Monday, Jan. 08, 1934

Born. To Alfred Mossman Landon, 45, Governor of Kansas, and Theo Cobb Landon : a son, their second child; in Topeka. Weight: 8 Ib. Name: John Cobb Landon. Governor Landon has a 17-year-old daughter by his first wife, who died in 1918.

Engaged. Eleanor Morris McCormick, 23, elder daughter of Robert Hall McCormick II, great-grandniece of the late great Cyrus McCormick; and Sargent Collier, 33, House Beautiful staff writer.

Divorced. By Princess Bertha Cantacuzene, 28, daughter of Prince Michael Cantacuzene, sometime Imperial Russian Army major general, great-granddaughter of Ulysses S. Grant: Bruce Smith, son of President Thomas Smith of Louisville Paper Co.; in Louisville, Ky. Charge: cruelty.

Died. Anatoly Vasilevich Lunacharsky, 58, Soviet Ambassador to Spain, dramatist, and longtime (1917-29) People's Commissar for Education; of arteriosclerosis; in Menton, France. Communist 100-percenters viewed him as a "liberal" and an esthete, were horrified when he held up the Moscow-Leningrad express for his actress wife, finally forced his resignation.

Died. Jakob Wassermann, 60, Bavarian-Jewish novelist (The World's Illusion, The Goose Man, Doctor Kerkhoven, Caspar Hauser, Faber, My Life as German and Jew); of angina pectoris; in Altaussee, Austria. First-ranking German writer, he produced novels that were powerful, involved, mystical. He was proscribed and exiled by German Nazidom.

Died. Dr. Carl Joseph Melchior, 62, German banker (M. M. Warburg & Co.) and reparations spokesman, onetime board vice chairman of the Bank for International Settlements; of heart disease and arteriosclerosis; in Hamburg.

Died. Frank Libby Dame, 66, utilitarian, president and board chairman of North American Co.; of apoplexy; in Garden City, L. I.

Died. Henry Frederick Lippitt, 77, president and board chairman of Manville Jenckes Co., Rhode Island's largest ($39,000,000) textile firm, vice president of Cotton Textile Institute Inc., onetime (1911-17) U. S. Senator, yachtsman (his sloop Weetamoe won the Astor Cup in 1906); of a heart attack; in Providence.
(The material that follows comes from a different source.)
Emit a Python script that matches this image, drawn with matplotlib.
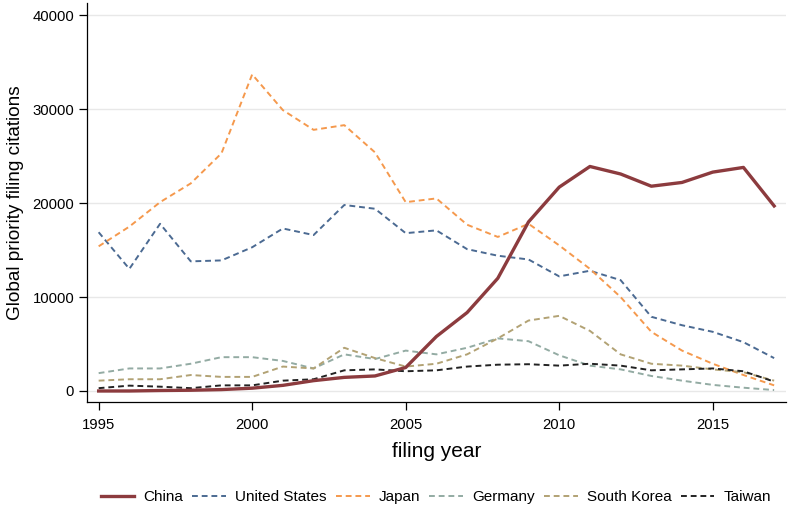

Died. Francisco Macia y Llusa, 74, "The Grandfather," President of Catalonia; after an appendectomy; in Barcelona. After long years of ridicule and exile, he was chiefly responsible for Catalonia's present autonomy under the Spanish Republic. When the monarchy fell, he proclaimed a Catalan Republic five hours before Madrid did a Spanish Republic, revived the ancient Catalan Cortes, language and flag.